THE REQUEST »
Return exactly the lines that run from the beginning through the line containing "W, H = 960, 1283", both included, and no others.
>> begin SOURCE MATERIAL
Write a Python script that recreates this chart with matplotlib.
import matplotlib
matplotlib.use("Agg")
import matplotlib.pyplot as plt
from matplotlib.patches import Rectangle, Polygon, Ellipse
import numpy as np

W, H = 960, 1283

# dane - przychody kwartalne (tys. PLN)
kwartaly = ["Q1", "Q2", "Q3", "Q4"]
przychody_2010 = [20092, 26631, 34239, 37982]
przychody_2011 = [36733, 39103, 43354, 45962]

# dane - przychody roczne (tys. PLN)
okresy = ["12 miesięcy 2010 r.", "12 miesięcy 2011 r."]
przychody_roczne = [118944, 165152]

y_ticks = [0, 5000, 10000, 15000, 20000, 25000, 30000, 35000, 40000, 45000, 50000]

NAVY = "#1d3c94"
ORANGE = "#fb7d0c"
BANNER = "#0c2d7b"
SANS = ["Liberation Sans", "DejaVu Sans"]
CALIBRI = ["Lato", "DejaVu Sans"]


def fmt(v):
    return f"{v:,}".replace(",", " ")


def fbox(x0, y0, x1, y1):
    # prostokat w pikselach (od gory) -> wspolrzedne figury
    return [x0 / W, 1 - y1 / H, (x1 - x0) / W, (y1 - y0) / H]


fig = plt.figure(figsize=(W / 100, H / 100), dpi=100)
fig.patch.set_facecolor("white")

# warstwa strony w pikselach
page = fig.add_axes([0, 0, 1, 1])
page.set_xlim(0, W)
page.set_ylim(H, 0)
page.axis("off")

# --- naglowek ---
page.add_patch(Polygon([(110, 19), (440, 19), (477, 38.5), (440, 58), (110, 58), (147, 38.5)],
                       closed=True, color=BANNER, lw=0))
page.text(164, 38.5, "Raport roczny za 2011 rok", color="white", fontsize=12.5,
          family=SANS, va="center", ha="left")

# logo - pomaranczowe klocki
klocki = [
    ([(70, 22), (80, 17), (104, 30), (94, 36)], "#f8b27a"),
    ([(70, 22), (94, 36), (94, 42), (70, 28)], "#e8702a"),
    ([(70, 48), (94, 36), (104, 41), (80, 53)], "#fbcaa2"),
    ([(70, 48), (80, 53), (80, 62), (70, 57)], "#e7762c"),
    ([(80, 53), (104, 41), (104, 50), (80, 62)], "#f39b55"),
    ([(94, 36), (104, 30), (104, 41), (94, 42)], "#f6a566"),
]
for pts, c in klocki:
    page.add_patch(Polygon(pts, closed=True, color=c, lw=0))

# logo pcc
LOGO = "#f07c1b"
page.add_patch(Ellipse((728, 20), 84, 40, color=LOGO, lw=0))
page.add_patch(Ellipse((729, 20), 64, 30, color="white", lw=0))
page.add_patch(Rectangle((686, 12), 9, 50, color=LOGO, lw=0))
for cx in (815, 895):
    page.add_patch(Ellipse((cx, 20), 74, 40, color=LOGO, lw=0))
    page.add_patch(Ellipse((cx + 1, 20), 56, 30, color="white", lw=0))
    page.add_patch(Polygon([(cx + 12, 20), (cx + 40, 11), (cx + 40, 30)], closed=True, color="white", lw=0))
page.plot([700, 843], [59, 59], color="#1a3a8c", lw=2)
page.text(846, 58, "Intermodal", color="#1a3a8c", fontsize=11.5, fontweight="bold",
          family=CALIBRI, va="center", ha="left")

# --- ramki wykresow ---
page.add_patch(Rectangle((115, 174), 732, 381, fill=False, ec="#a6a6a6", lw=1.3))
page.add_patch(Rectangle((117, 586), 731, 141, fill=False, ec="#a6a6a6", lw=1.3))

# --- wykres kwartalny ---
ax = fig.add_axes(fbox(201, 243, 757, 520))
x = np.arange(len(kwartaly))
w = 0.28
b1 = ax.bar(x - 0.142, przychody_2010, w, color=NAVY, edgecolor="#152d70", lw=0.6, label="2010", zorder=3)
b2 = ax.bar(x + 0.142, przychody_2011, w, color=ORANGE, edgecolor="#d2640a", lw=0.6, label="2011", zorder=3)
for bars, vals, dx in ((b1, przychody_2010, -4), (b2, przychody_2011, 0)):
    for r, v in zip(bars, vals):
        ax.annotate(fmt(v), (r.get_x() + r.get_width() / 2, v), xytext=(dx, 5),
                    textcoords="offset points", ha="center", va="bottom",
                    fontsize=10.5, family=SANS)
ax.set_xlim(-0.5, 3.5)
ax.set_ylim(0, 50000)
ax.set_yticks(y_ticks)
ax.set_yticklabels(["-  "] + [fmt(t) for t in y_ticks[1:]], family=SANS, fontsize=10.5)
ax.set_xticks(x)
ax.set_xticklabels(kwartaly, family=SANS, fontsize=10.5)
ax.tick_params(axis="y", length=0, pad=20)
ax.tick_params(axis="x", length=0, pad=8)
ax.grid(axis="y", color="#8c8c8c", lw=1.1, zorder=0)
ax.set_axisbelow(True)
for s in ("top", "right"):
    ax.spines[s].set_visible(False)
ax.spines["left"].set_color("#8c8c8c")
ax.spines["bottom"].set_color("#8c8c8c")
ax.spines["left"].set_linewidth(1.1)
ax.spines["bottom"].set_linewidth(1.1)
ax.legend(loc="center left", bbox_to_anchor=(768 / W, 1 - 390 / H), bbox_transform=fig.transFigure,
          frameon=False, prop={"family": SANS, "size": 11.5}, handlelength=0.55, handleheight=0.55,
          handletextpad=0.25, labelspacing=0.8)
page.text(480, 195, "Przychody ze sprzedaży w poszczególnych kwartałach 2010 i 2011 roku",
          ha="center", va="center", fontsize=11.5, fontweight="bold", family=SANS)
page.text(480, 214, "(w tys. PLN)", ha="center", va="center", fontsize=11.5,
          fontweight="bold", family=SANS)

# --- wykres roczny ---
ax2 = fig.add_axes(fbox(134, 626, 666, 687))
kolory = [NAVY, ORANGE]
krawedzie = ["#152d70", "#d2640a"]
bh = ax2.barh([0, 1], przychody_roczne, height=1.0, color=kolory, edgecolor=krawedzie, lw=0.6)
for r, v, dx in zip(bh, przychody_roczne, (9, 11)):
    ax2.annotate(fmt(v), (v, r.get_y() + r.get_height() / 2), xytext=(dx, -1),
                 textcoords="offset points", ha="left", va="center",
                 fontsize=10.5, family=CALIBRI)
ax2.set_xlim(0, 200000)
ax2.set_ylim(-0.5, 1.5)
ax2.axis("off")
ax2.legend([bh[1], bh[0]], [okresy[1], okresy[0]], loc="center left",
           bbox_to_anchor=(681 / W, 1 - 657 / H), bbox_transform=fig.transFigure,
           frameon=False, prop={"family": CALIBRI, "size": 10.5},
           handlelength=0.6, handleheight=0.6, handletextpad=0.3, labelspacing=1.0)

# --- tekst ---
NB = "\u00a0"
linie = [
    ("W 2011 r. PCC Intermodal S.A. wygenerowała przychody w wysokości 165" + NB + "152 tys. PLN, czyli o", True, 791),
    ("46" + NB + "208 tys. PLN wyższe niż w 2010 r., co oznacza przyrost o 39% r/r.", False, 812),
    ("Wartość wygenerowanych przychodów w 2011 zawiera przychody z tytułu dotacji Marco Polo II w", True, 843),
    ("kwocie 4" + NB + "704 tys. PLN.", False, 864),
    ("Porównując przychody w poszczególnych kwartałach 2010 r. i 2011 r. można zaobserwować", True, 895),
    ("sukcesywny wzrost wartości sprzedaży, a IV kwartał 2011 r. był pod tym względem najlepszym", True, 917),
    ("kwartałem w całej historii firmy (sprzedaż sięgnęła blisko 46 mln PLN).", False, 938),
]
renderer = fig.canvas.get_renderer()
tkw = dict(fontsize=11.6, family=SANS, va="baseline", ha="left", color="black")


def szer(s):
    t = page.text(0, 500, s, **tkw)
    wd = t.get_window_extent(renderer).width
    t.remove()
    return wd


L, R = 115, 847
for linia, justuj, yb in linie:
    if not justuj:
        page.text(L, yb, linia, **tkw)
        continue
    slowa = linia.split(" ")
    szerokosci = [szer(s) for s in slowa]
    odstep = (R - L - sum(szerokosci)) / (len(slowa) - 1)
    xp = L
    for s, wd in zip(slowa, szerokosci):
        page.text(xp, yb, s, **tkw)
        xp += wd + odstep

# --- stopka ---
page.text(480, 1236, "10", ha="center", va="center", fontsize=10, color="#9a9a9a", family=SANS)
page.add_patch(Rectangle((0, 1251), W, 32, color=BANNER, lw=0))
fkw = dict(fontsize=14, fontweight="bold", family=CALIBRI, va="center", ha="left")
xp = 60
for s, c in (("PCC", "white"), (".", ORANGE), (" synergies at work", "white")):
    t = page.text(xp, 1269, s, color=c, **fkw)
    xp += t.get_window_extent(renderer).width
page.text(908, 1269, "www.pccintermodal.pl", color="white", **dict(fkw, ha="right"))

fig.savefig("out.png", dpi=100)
>> end SOURCE MATERIAL
TASK ANSWER »
Write a Python script that recreates this chart with matplotlib.
import matplotlib
matplotlib.use("Agg")
import matplotlib.pyplot as plt
from matplotlib.patches import Rectangle, Polygon, Ellipse
import numpy as np

W, H = 960, 1283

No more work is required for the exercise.